Let me repeat: Everything else is just sugar on top. Specifically,
everything else is sugar provided by *third parties*. Andreas König
wrote and still maintains PAUSE and the CPAN.pm client[3]. Later, Jos
Boumans set out to write the CPANPLUS client. Graham Barr wrote and
still maintains the search.cpan.org website. Randy Kobes wrote the
similar but equally non-official kobesearch.cpan.org. Many other
significant pieces of the infrastructure[4] have been written and are
maintained by other people who did cooperate with each other but never
had to. By virtue of the simple design and the (somewhat limited)
published meta-data in form of the simple module index, everyone had
the opportunity to write tools that interface with it. There was no
need to "get it all right" from the get-go. Things evolved and we now
have a best-of-breed. The various services by various people are
loosely intertwined[5].

There is also very little regulation on what is uploaded to CPAN, but
curiously little abuse. I think that is because the majority of people
who are willing to share their work with others free of charge aren't
the type who'd want to crap on other people's front yard. 

If I was to set up something like CPAN today, I'd put in somewhat more
design, simply because we have learned from the past fifteen years of
operation. I'd specifically put in some more work on namespace and
distribution-level meta data[6]. But I'd make very sure to keep it all
relatively simple. By no means would I want to run any sort of
elaborate web service beyond the authentication and authorization that
the PAUSE provides. This eliminates some of the reliance on a very,
very strong single party to provide initial implementation, hosting and
maintenance for what is a very significant piece of software. 

My firm belief is that the second most important factor to the success
of the CPAN is people. There are some individuals who have managed
herculean amounts of work and have shown incredible dedication over
years. But it's the combination of a lot of people's work that is more
than its sum. I'd say the core of the CPAN toolchain gang is not that
large. Depending on where you draw the line, there are maybe 10-50 of
them. Not all, but many of these people have known each other
personally for years from attending the many YAPCs and Perl workshops.
Reading the "People want CPAN" thread, it seemed to me that folks are
fighting each other quite a bit and not always only on technical
grounds. On the other hand, it's hard to imagine fighting with somebody
as friendly and welcoming as, for example, Andreas König. Meeting
in person helps this tremendously. Discover the common goals and
agree on the means over a beer. I'm certain that is happening in the
Python world. But looking at the prices of, say, attending PyCon,
I wonder whether such an event can have the same spirit and community
building effect as a YAPC or even the smaller workshops[7]. 

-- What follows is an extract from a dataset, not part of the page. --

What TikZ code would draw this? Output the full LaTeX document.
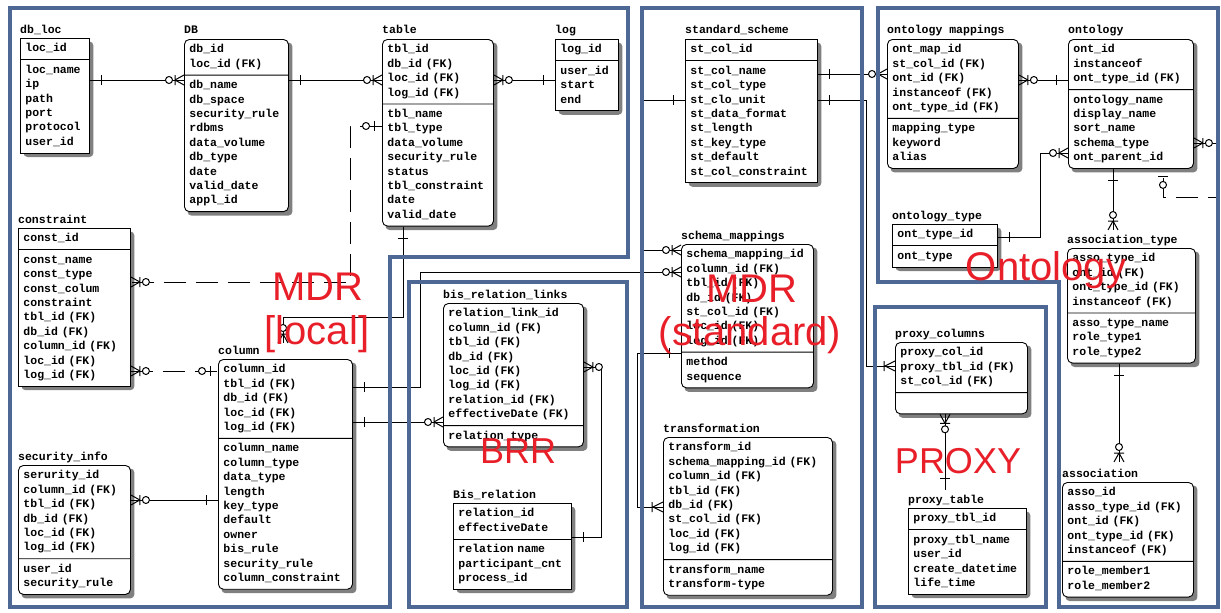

So if anyone was to accept a single concrete suggestion from me, it'd
be: "Enable the right heads to get together over a beer." It is the
bonds between individuals that can make it all work well. The success
of the CPAN is due to cultural aspects at least as much as due to its
design and technical merits. 

Please keep in mind that this is only my personal opinion. Thanks for
reading. I hope this can add some perspective.

Best regards,
Steffen Mueller 

PS: Please keep me in CC of relevant discussion. I'm not subscribed to this list.

[1] So why do I think I have anything to contribute to this discussion?
I'm a regular contributor to the CPAN and a very modest contributor to
the perl core distribution. I maintain over a hundred Perl modules, am
one of the bunch of PAUSE admins who try to keep the chaos sane, and
have been involved in Perl & CPAN toolchain maintenance to some degree.

[2] You could argue that having a CTAN to take inspiration from helped,
too, but I'm too young to know the exact stage of development of the
CTAN in 1995. 

[3] Recently, the tireless David Golden has been doing a lot
maintenance, too. 

[4] As another example, I'd like to point out the CPAN testers as one
of the most important bits of the CPAN infrastructure. The setup is as
simple as that of CPAN itself, but to some degree, it hasn't aged as
well. It its core, the CPAN testers is just a mailing list to which
anybody can send test reports. This is done by volunteers who spend
their and their computers' time on testing CPAN distributions, but
anybody can easily set up their CPAN client to send test reports while
installing modules. The wealth of reports (I think we hit 6 million
recently) has become a strain on the software that runs the mailing
list archive. People are working on modernization of the setup. The
example demonstrates how decentralization works well. There is no
*official* cluster of computers that automatically tests new
submissions. It's all volunteers who test on their hardware (usually
automatically). 

[5] Does that ring a bell? Sounds a little "web 2.0"
with less polish to me. From fifteen years ago. 

[6] There is a working group for better meta information in CPAN
distributions, initiated and carried forward by David Golden. Most of
the discussion is done. There is a consensus on a large fraction of the
proposals. A draft specification is forthcoming. Implementation in the
CPAN toolchain will likely follow the draft shortly and will be part of
perl 5 release 14. (Release 12 is already feature-frozen.) 

[7] It's not that long ago that I was a student. $225 student rate for
attending a conference? Wouldn't have been able to afford it. The
standard individual rate is also ~3.5 times as high for PyCon as it is
for YAPC. I think that's a harmful barrier to entry.